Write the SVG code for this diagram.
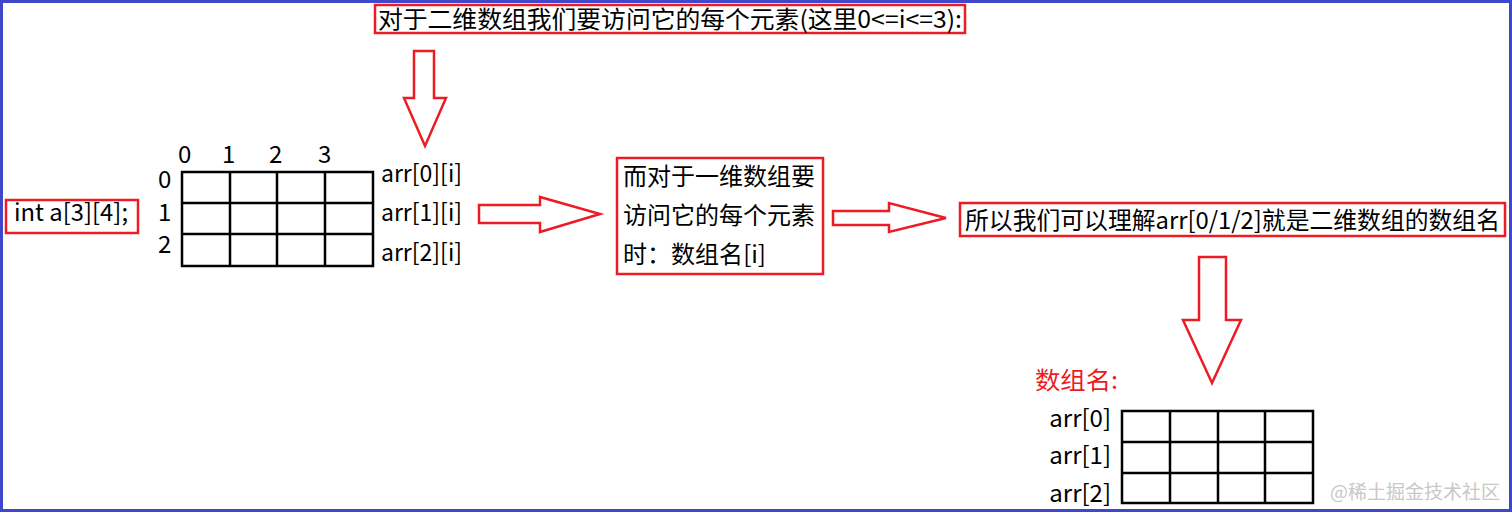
<svg xmlns="http://www.w3.org/2000/svg" width="1512" height="513" viewBox="0 0 1512 513">
<style>
text{font-family:"Microsoft YaHei","Noto Sans CJK SC","Noto Sans",sans-serif;font-size:24px;fill:#000}
.box{fill:none;stroke:#ed1c24;stroke-width:2.5}
.arrow{fill:#fff;stroke:#ed1c24;stroke-width:2.5;stroke-linejoin:miter}
.grid{fill:none;stroke:#000;stroke-width:2.5}
.red{fill:#ed1c24}
.wm{fill:#c8c8c8;font-size:19px}
</style>
<rect x="1.5" y="1.5" width="1509" height="509" fill="#fff" stroke="#3f48cc" stroke-width="3"/>

<g id="top-note">
<rect class="box" x="375" y="5" width="590" height="28"/>
<text x="378" y="28" textLength="584" lengthAdjust="spacingAndGlyphs">对于二维数组我们要访问它的每个元素(这里0&lt;=i&lt;=3):</text>
</g>

<g id="decl">
<rect class="box" x="6" y="200" width="132" height="33"/>
<text x="14" y="221" textLength="114" lengthAdjust="spacingAndGlyphs">int a[3][4];</text>
</g>

<g id="grid1">
<rect class="grid" x="182" y="172" width="191" height="94"/>
<path class="grid" d="M230 172V266M277 172V266M325 172V266M182 203H373M182 234H373"/>
<text x="178" y="163">0</text>
<text x="222" y="163">1</text>
<text x="269" y="163">2</text>
<text x="318" y="163">3</text>
<text x="158" y="188">0</text>
<text x="158" y="221">1</text>
<text x="158" y="253">2</text>
<text x="381" y="182" textLength="81" lengthAdjust="spacingAndGlyphs">arr[0][i]</text>
<text x="381" y="221" textLength="81" lengthAdjust="spacingAndGlyphs">arr[1][i]</text>
<text x="381" y="261" textLength="81" lengthAdjust="spacingAndGlyphs">arr[2][i]</text>
</g>

<g id="mid-note">
<rect class="box" x="617" y="158" width="206" height="116"/>
<text x="623" y="185" textLength="192" lengthAdjust="spacingAndGlyphs">而对于一维数组要</text>
<text x="623" y="224" textLength="192" lengthAdjust="spacingAndGlyphs">访问它的每个元素</text>
<text x="623" y="263" textLength="143" lengthAdjust="spacingAndGlyphs">时：数组名[i]</text>
</g>

<g id="right-note">
<rect class="box" x="960" y="203" width="545" height="33"/>
<text x="965" y="229" textLength="535" lengthAdjust="spacingAndGlyphs">所以我们可以理解arr[0/1/2]就是二维数组的数组名</text>
</g>

<g id="grid2">
<text class="red" x="1035" y="389" textLength="83" lengthAdjust="spacingAndGlyphs">数组名:</text>
<rect class="grid" x="1122" y="411" width="191" height="92"/>
<path class="grid" d="M1170 411V503M1218 411V503M1265 411V503M1122 442H1313M1122 473H1313"/>
<text x="1111" y="427" text-anchor="end">arr[0]</text>
<text x="1111" y="464" text-anchor="end">arr[1]</text>
<text x="1111" y="502" text-anchor="end">arr[2]</text>
</g>

<g id="connectors">
<path class="arrow" d="M414 51H434V98H446L425 146L404 98H414Z"/>
<path class="arrow" d="M479 205H540V197L600 214L540 232V223H479Z"/>
<path class="arrow" d="M833 211H889V203L946 218L889 232V225H833Z"/>
<path class="arrow" d="M1199 257H1226V320H1241L1212 383L1183 320H1199Z"/>
</g>

<text class="wm" x="1330" y="499">@稀土掘金技术社区</text>
</svg>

▬▬▬▬▬▬

§ **Task details**:
Reproduce all of the data exactly; the pictures do not belong in the copy.

§ **Correct output**:
Write the SVG code for this diagram.
<svg xmlns="http://www.w3.org/2000/svg" width="1512" height="513" viewBox="0 0 1512 513">
<style>
text{font-family:"Microsoft YaHei","Noto Sans CJK SC","Noto Sans",sans-serif;font-size:24px;fill:#000}
.box{fill:none;stroke:#ed1c24;stroke-width:2.5}
.arrow{fill:#fff;stroke:#ed1c24;stroke-width:2.5;stroke-linejoin:miter}
.grid{fill:none;stroke:#000;stroke-width:2.5}
.red{fill:#ed1c24}
.wm{fill:#c8c8c8;font-size:19px}
</style>
<rect x="1.5" y="1.5" width="1509" height="509" fill="#fff" stroke="#3f48cc" stroke-width="3"/>

<g id="top-note">
<rect class="box" x="375" y="5" width="590" height="28"/>
<text x="378" y="28" textLength="584" lengthAdjust="spacingAndGlyphs">对于二维数组我们要访问它的每个元素(这里0&lt;=i&lt;=3):</text>
</g>

<g id="decl">
<rect class="box" x="6" y="200" width="132" height="33"/>
<text x="14" y="221" textLength="114" lengthAdjust="spacingAndGlyphs">int a[3][4];</text>
</g>

<g id="grid1">
<rect class="grid" x="182" y="172" width="191" height="94"/>
<path class="grid" d="M230 172V266M277 172V266M325 172V266M182 203H373M182 234H373"/>
<text x="178" y="163">0</text>
<text x="222" y="163">1</text>
<text x="269" y="163">2</text>
<text x="318" y="163">3</text>
<text x="158" y="188">0</text>
<text x="158" y="221">1</text>
<text x="158" y="253">2</text>
<text x="381" y="182" textLength="81" lengthAdjust="spacingAndGlyphs">arr[0][i]</text>
<text x="381" y="221" textLength="81" lengthAdjust="spacingAndGlyphs">arr[1][i]</text>
<text x="381" y="261" textLength="81" lengthAdjust="spacingAndGlyphs">arr[2][i]</text>
</g>

<g id="mid-note">
<rect class="box" x="617" y="158" width="206" height="116"/>
<text x="623" y="185" textLength="192" lengthAdjust="spacingAndGlyphs">而对于一维数组要</text>
<text x="623" y="224" textLength="192" lengthAdjust="spacingAndGlyphs">访问它的每个元素</text>
<text x="623" y="263" textLength="143" lengthAdjust="spacingAndGlyphs">时：数组名[i]</text>
</g>

<g id="right-note">
<rect class="box" x="960" y="203" width="545" height="33"/>
<text x="965" y="229" textLength="535" lengthAdjust="spacingAndGlyphs">所以我们可以理解arr[0/1/2]就是二维数组的数组名</text>
</g>

<g id="grid2">
<text class="red" x="1035" y="389" textLength="83" lengthAdjust="spacingAndGlyphs">数组名:</text>
<rect class="grid" x="1122" y="411" width="191" height="92"/>
<path class="grid" d="M1170 411V503M1218 411V503M1265 411V503M1122 442H1313M1122 473H1313"/>
<text x="1111" y="427" text-anchor="end">arr[0]</text>
<text x="1111" y="464" text-anchor="end">arr[1]</text>
<text x="1111" y="502" text-anchor="end">arr[2]</text>
</g>

<g id="connectors">
<path class="arrow" d="M414 51H434V98H446L425 146L404 98H414Z"/>
<path class="arrow" d="M479 205H540V197L600 214L540 232V223H479Z"/>
<path class="arrow" d="M833 211H889V203L946 218L889 232V225H833Z"/>
<path class="arrow" d="M1199 257H1226V320H1241L1212 383L1183 320H1199Z"/>
</g>

<text class="wm" x="1330" y="499">@稀土掘金技术社区</text>
</svg>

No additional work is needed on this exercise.